Disappointment has always felt like enemy number one.
For as long as I can remember, I’ve worked hard to avoid disappointing anyone. It felt like the worst thing I could do to another person — a kind of emotional harm that couldn’t be undone. At the same time, I was just as afraid of allowing myself to be disappointed by others. So I adapted. Avoidance became my superpower.
To protect myself, I tried not to expect anything from anyone if I could help it. Disappointment, after all, comes from unmet expectations. And if I didn’t have expectations, I couldn’t be hurt — at least that’s what I told myself.
The problem was that while I lowered my expectations of others, I held impossibly high expectations for myself.

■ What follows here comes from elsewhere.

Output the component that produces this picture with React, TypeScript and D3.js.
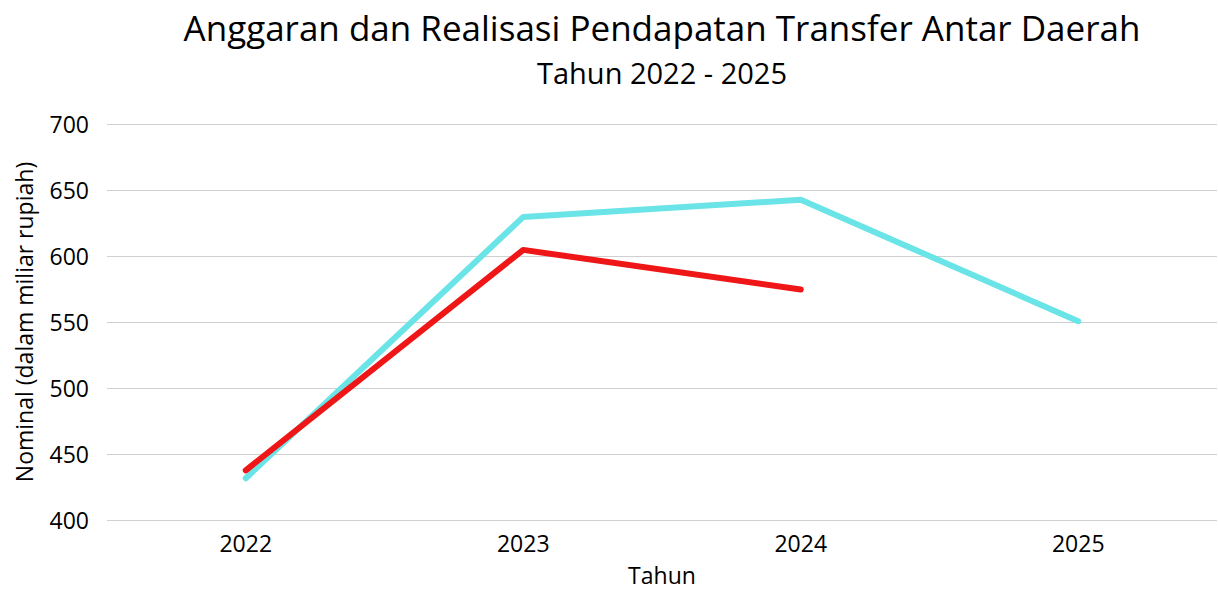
import React from "react";
import * as d3 from "d3";

const years = ["2022", "2023", "2024", "2025"];
const anggaran = [432, 630, 643, 551];
const realisasi = [438, 605, 575];
const yTicks = [400, 450, 500, 550, 600, 650, 700];

const W = 1218;
const H = 589;
const FONT = "'Open Sans', sans-serif";

export default function App() {
  const x = d3.scaleBand<string>().domain(years).range([107, 1217]);
  const y = d3.scaleLinear().domain([400, 700]).range([520.5, 124.5]);
  const cx = (d: string) => (x(d) as number) + x.bandwidth() / 2;

  const line = d3
    .line<number>()
    .x((_, i) => cx(years[i]))
    .y((v) => y(v));

  return (
    <svg
      width={W}
      height={H}
      style={{ position: "absolute", left: 0, top: 0, background: "#fff" }}
      fontFamily={FONT}
    >
      <text x={662} y={41} textAnchor="middle" fontSize={35} fill="#000">
        Anggaran dan Realisasi Pendapatan Transfer Antar Daerah
      </text>
      <text x={662} y={84} textAnchor="middle" fontSize={29} fill="#000">
        Tahun 2022 - 2025
      </text>
      {yTicks.map((t) => (
        <g key={t}>
          <line x1={107} x2={1217} y1={y(t)} y2={y(t)} stroke="#d0d0d0" strokeWidth={1} />
          <text x={89} y={y(t)} dy="0.36em" textAnchor="end" fontSize={23} fill="#000">
            {t}
          </text>
        </g>
      ))}
      {years.map((yr) => (
        <text key={yr} x={cx(yr)} y={552} textAnchor="middle" fontSize={23} fill="#000">
          {yr}
        </text>
      ))}
      <text x={662} y={584} textAnchor="middle" fontSize={23} fill="#000">
        Tahun
      </text>
      <text
        transform={`translate(33, ${322}) rotate(-90)`}
        textAnchor="middle"
        fontSize={23}
        fill="#000"
      >
        Nominal (dalam miliar rupiah)
      </text>
      <path
        d={line(anggaran) || ""}
        fill="none"
        stroke="#6ae4e6"
        strokeWidth={6}
        strokeLinecap="round"
        strokeLinejoin="round"
      />
      <path
        d={line(realisasi) || ""}
        fill="none"
        stroke="#ee1616"
        strokeWidth={6}
        strokeLinecap="round"
        strokeLinejoin="round"
      />
    </svg>
  );
}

I believed the world expected perfection from me. I lived as if the people I loved were constantly evaluating my worth, waiting for me to fall short. Those expectations — most of them unspoken and unchecked — kept me in a near-constant state of anxiety and depression. I felt like a failure. Like a disappointment. Like my worthiness of love depended entirely on how well I performed.
I was in a constant fight — but not with anyone else.
I was fighting myself.
And here’s the hardest part to admit: I was the one setting those expectations. No one else.
I never actually checked in with my family, friends, or spouse to ask if these expectations were real. I never asked what they needed or expected from me. I just assumed — and then punished myself for not measuring up.
So why did I expect so much from myself, while feeling guilty for expecting even the bare minimum from others?
Because I was terrified of disappointment. Terrified that if I asked for too much, I would be seen as a burden. Terrified that unmet expectations would confirm my deepest fear — that I was unworthy of love.
Recently, I found myself in a situation that forced this pattern into the light. I ended up disappointing two people I deeply care about. Someone was going to be hurt no matter what — and it stemmed from my own avoidance.
Instead of communicating clear boundaries and honest feelings to one person, I tried to protect both people from discomfort. I wanted to shield them from the possibility of not meeting invisible expectations I believed they might be placing on each other. I thought I was preventing pain.
But in reality, I was postponing it.
When a situation unfolded that crossed boundaries I had been clearly given, but didn’t pass along because I wanted to avoid discomfort, everything fell apart at once. In trying to protect everyone from an uncomfortable moment, I created something far more painful. Both people were hurt — and so was I.
That realization hurt deeply — not because I disappointed others, but because I saw how my avoidance had caused the very pain I was trying to prevent.
So now I’m learning to ask a different set of questions.
When resentment or overwhelm starts to creep in, I pause. I take a breath. And I check in with reality.
Whose expectations am I trying to meet right now?
Are they real — or imagined?
Are they attainable?
And what would actually happen if I stopped trying to meet them?
I’m learning that disappointment isn’t always a failure. Sometimes it’s simply the cost of honesty. And honesty, while uncomfortable, hurts far less than abandoning myself in silence.